Honesty: Deep calls out to deep. I live to feel the waterfalls, breakers, and waves of God roll over me. I seek and need that revelation and encouragement to live out this day. If I strive, it is to know who I am in Christ. It is a longing to understand and believe my identity in Him. My value and worth are not in what I own, but in who owns me. The world screams at me that I am foolish and lazy, that I am independent and capable of making my own decisions, to create my own success. Sometimes I lend an ear to that. Too many times I align myself with the voice that says I have failed, and that I am worthless.

Connection: Out of this struggle and and dependence on God, I realize that I am just the container. A cup. A vessel. A receptacle. I hold something of greatness. I am great because of the greatness I hold. I am amazing because I am a unique container, created by a potter in which no two are a like. I am connected to the One who knows all things, who is all things, who owns all things. I reach out to others, I connect, I engage, they drink, and I drink. I apprehend the living water that infuses with my cup to create one unique soul that is like no other and was not meant to be.
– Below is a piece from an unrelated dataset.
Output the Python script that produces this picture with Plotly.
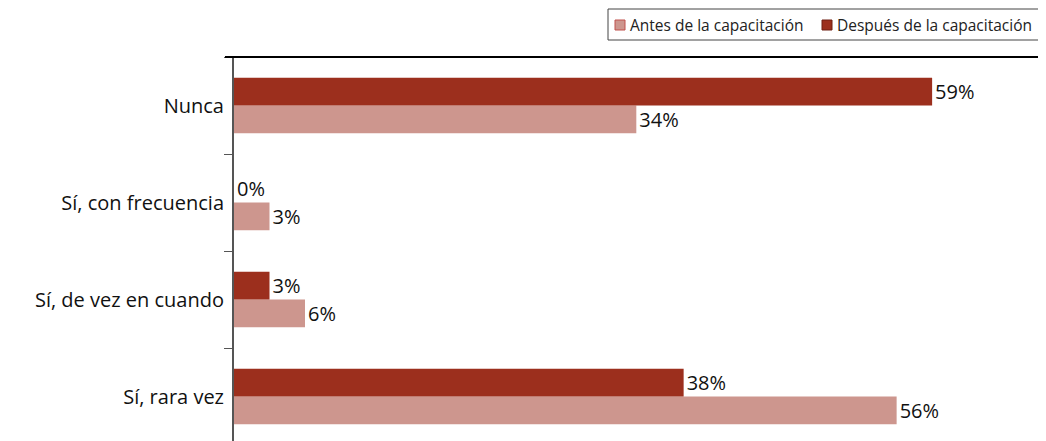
import plotly.graph_objects as go

categorias = ['Sí, rara vez', 'Sí, de vez en cuando', 'Sí, con frecuencia', 'Nunca']
antes = [56, 6, 3, 34]
despues = [38, 3, 0, 59]
nombre_antes = 'Antes de la capacitación'
nombre_despues = 'Después de la capacitación'

color_antes = '#CD968E'
color_despues = '#9C2F1D'
fuente = 'Open Sans'

fig = go.Figure()
fig.add_trace(go.Bar(
    y=categorias, x=antes, name=nombre_antes, orientation='h',
    marker=dict(color=color_antes, line=dict(width=0)),
    text=[str(v) + '%' for v in antes], textposition='outside',
    textfont=dict(size=20, color='#111111'), cliponaxis=False))
fig.add_trace(go.Bar(
    y=categorias, x=despues, name=nombre_despues, orientation='h',
    marker=dict(color=color_despues, line=dict(width=0)),
    text=[str(v) + '%' for v in despues], textposition='outside',
    textfont=dict(size=20, color='#111111'), cliponaxis=False))

# la pagina tiene 8px de margen en el body: todo se desplaza 8px
ML, MT, ALTO_PLOT, ANCHO_PLOT = 226, 49, 388, 820
fig.update_layout(
    width=1046, height=441,
    barmode='group', bargap=0.43, bargroupgap=0,
    plot_bgcolor='white', paper_bgcolor='white',
    font=dict(family=fuente, color='#111111'),
    margin=dict(l=ML, r=0, t=MT, b=4, autoexpand=False),
    showlegend=False,
)

fig.update_xaxes(range=[0, 69.3], visible=False, showgrid=False, zeroline=False)
fig.update_yaxes(type='category', categoryorder='array', categoryarray=categorias,
                 range=[-0.5, 3.5], tickson='boundaries', ticks='outside', ticklen=8,
                 tickcolor='#555555', showline=True, linecolor='#555555', linewidth=2,
                 showgrid=False, zeroline=False, ticklabelstandoff=4, automargin=False,
                 tickfont=dict(size=20, color='#111111'))

fig.add_shape(type='line', xref='paper', yref='paper', x0=-0.011, x1=1, y0=1, y1=1,
              line=dict(color='black', width=2))

# leyenda dibujada a mano (pixeles de la figura -> paper)
def px(x):
    return (x - ML) / ANCHO_PLOT

def py(y):
    return (MT + ALTO_PLOT - y) / ALTO_PLOT

fig.add_shape(type='rect', xref='paper', yref='paper', x0=px(600), x1=px(1050), y0=py(1), y1=py(32),
              line=dict(color='#444444', width=1), fillcolor='white')
items = [(607, 620, color_antes, '#C0504D', nombre_antes),
         (814, 827, color_despues, '#6E1E12', nombre_despues)]
for xm, xt, relleno, borde, nombre in items:
    fig.add_shape(type='rect', xref='paper', yref='paper', x0=px(xm), x1=px(xm + 10),
                  y0=py(12), y1=py(22), fillcolor=relleno, line=dict(color=borde, width=1))
    fig.add_annotation(x=px(xt), y=py(17), xref='paper', yref='paper', text=nombre,
                       showarrow=False, xanchor='left', yanchor='middle',
                       font=dict(size=15.5, color='#222222', family=fuente))

fig.write_html('out.html')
Grace: I cannot fail because it is not I that lives any longer, but Christ who lives in me. The life I now live, I choose not to live for myself, as if there were such a thing.  It is Christ in me the Hope of glory. Christ being extended to others with the love and mercy that has been poured into me.

There… my mind is starting to be renewed, and set right. The world is starting now to dissipate, and my soul is being nourished and fattened.